Removes problematic bboxes (too small, too low scores etc) and Groups together bboxes that are too similar using NMS. see
Resizes the box predictions back to the original size of the image. see

The above currently is part of the model and executed within forward. This has been a problematic decision for us because step 2 of the postprocessing requires knowing the size of the original images, which means we can't resize them in the preprocessing step. We are still thinking how to do this properly, so that's why I didn't bring it up as an example earlier.

Could there be a value in encapsulating this inside a transform class whose call method implement pre-processing and the class consists or special method to perform decoding/post-processing etc?

If I understand correctly you propose the Transform object to do pre-processing on forward() and have an extra public method for decode(). This can work but it assumes that your encoder/decoder has the same memory (or no memory). If that's the case then yes, you can do it like this. If not, then you might need a separate preprocessing_transforms and postprocessing_transforms as proposed here could solve the issue. In both cases, I believe the RFC proposal does not pose problems. Thoughts?

have universal models that can convert back and forth among 100 different languages. But when it comes to transforms, user would need to explicitly specify which language pair they want to work with

That's a good corner-case, thanks for bringing it up. Let me see if I get correctly what you say:

You have a big massive text model, capable of solving lots of different problems in lots of different languages. I assume here that no extra layers are required because if they do, then you need to go back to the original proposal of having separate weights per language combination. So now during the model, preprocessing and postprocessing steps you need to define the language config. If this extra config doesn't requiring extra memory, then I assume you can pass the configuration on the constructor of the model/transforms. If they do need to download extra things, I would suggest that you need to create an enum for each model because on the enums you are supposed to fully describe all the configuration of a model.

I might have not got your example fully, so if I said something wrong please correct me. It might also help if you provide a small snippet on how this looks from the eyes of the user.

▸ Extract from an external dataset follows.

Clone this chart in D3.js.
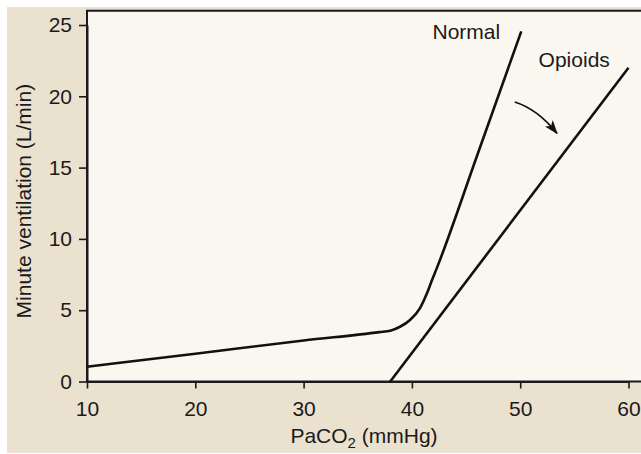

Answer 2 · 2021-09-29T16:29:35.000Z

Thanks for raising this @parmeet.

First of all, I want to mention that Vision does have a use-case of post-processing. I'll describe it here briefly so that we are all aware and assess how similar our needs are. In object detection after the proposed bounding boxes are assessed, there is a postprocessing steps that:

Removes problematic bboxes (too small, too low scores etc) and Groups together bboxes that are too similar using NMS. see

Resizes the box predictions back to the original size of the image. see

The above currently is part of the model and executed within forward. This has been a problematic decision for us because step 2 of the postprocessing requires knowing the size of the original images, which means we can't resize them in the preprocessing step. We are still thinking how to do this properly, so that's why I didn't bring it up as an example earlier.

Could there be a value in encapsulating this inside a transform class whose call method implement pre-processing and the class consists or special method to perform decoding/post-processing etc?

If I understand correctly you propose the Transform object to do pre-processing on forward() and have an extra public method for decode(). This can work but it assumes that your encoder/decoder has the same memory (or no memory). If that's the case then yes, you can do it like this. If not, then you might need a separate preprocessing_transforms and postprocessing_transforms as proposed here could solve the issue. In both cases, I believe the RFC proposal does not pause problems. Thoughts?

Yes, indeed it's not a blocker. I raised this to get thoughts on potential approaches. One thing I would say though, I do not see encoder/decoder not having same memory as a constraint. For eg: we could simply initialize both the pre-processing and post-processing inside the class and provide all the relevant inputs needed to do so, right?

have universal models that can convert back and forth among 100 different languages. But when it comes to transforms, user would need to explicitly specify which language pair they want to work with

That's a good corner-case, thanks for bringing it up. Let me see if I get correctly what you say:

You have a big massive text model, capable of solving lots of different problems in lots of different languages. I assume here that no extra layers are required because if they do, then you need to go back to the original proposal of having separate weights per language combination. So now during the model, preprocessing and postprocessing steps you need to define the language config. If this extra config doesn't requiring extra memory, then I assume you can pass the configuration on the constructor of the model/transforms. If they do need to download extra things, I would suggest that you need to create an enum for each model because on the enums you are supposed to fully describe all the configuration of a model.

I might have not got your example fully, so if I said something wrong please correct me. It might also help if you provide a small snippet on how this looks from the eyes of the user.

I think you got it right. I was somehow, under the impression that these transforms need to be static/fixed in enums. But, we can very well allow them to be configurable. For eg: the Weight class could potential store URLs for all the 100 languages. At run-time user would only need to specify which language pair they want to work with by passing the language tuple ('en','fr') for eg to the weights.transform callable, and this transform will then get dynamically instantiated for corresponding language pair.

Answer 3 · 2021-10-01T10:35:27.000Z

One thing I would say though, I do not see encoder/decoder not having same memory as a constraint. For eg: we could simply initialize both the pre-processing and post-processing inside the class and provide all the relevant inputs needed to do so, right?

Yes you are right. You can use an object that composes an encoder/decoder and expose them on separate methods.

I don't want to make this RFC too opinionated on how libraries should do things, so I'm considering NOT to fully specify a way to handle this and allow the DAPI libs the freedom to choose depending on their use-case. I believe this addresses potential concerns but I'm going to send a PR that mentions this on the RFC document.